Wie können sich Staaten von ihren Schulden befreien, wenn die traditionellen Instrumente nicht mehr helfen? Mit negativen Zinsen testen die Notenbanken einen neuen Weg. Doch führt er auch zum Ziel und was kommt als nächstes? Ein Kommentar von Walther Otremba.

Staatschulden konnten, historisch betrachtet, nur in Ausnahmefällen zurückgezahlt werden, zum Beispiel wenn kleine Länder wie Norwegen durch Rohstoffvorkommen plötzlich reich wurden. Im besten Fall lässt sich ihr Anstieg durch ordentliche Haushaltsführung und nachhaltiges Wirtschaftswachstum im Verhältnis zum Sozialprodukt stabilisieren. Überschreiten die öffentlichen Schulden die Grenze, bis zu der die Zinsausgaben im jährlichen Budget noch verkraftbar sind, hilft meist nur eines der folgenden zwei Instrumente:

  • Inflation, die den realen Wert der Staatsschuldentitel schmelzen lässt.
  • Staatsbankrott mit Währungsschnitt, z. B. nach einem verlorenen Krieg.

Zurzeit wird in Europa und anderswo – in Ermangelung von Inflation und verlorenen Kriegen – ein dritter Weg der Staatsentschuldung getestet: Die Sparerabschöpfung durch Niedrig- und Negativzinsen.

Wenn für Staatstitel, dank der Niedrigzinspolitik der EZB und der Quasi-Garantie für öffentliche Anleihen, fast keine Zinsen mehr zu zahlen sind, kann der dadurch gewonnene Ausgabenspielraum in den staatlichen Haushalten für die Rückführung der ausstehenden Schuld genutzt werden. Durch die in realer Rechnung negativen Zinsen für alle sicheren und liquiden Sparanlagen werden die Vermögensbesitzer in den Kauf der Staatstitel getrieben und das niedrige Zinsniveau so gesichert.
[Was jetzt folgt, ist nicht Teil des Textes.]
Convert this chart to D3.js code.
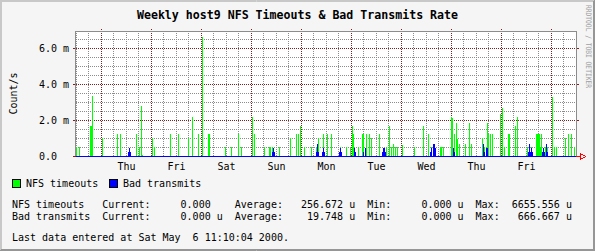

Immer noch gibt es aber Widerspenstige, die statt Staatsanleihen lieber rentierliche Aktien, Unternehmensanleihen oder sogar Bargeldhaltung wählen. Letztere lassen sich durch eine gesetzliche Begrenzung der Bargeldbestände zur Anlage ihrer freien Mittel in Staatstiteln veranlassen. Eine solches „Bargeldverbot“ wurde zuletzt im Rahmen der Bekämpfung illegaler Geschäfte und Steuerhinterziehung gefordert. Auch die Investoren in betriebliche Anlagen sollten dem Kesseltreiben nicht entgehen. So garantiert auch die Bundeskanzlerin angesichts entsprechender Forderungen des Koalitionspartners die bestehenden 25 %-Abgeltungssteuer für Kapitalerträge nur noch bis 2017. Danach könnten die wohlhabenden Rendite-Jäger durch die Anwendung des persönlichen Steuersatzes von bis 47 ½ % zu einem angemessenen Beitrag zur Begrenzung der öffentlichen Schulden gebeten werden. Die nicht verhinderte, fortschreitende kalte Progression bei der Einkommensteuer wird dazu beitragen, dass immer mehr Anleger diesen Spitzensteuersatz zahlen.  Damit ist der Sack ist zu – Staatschulden ade! (?)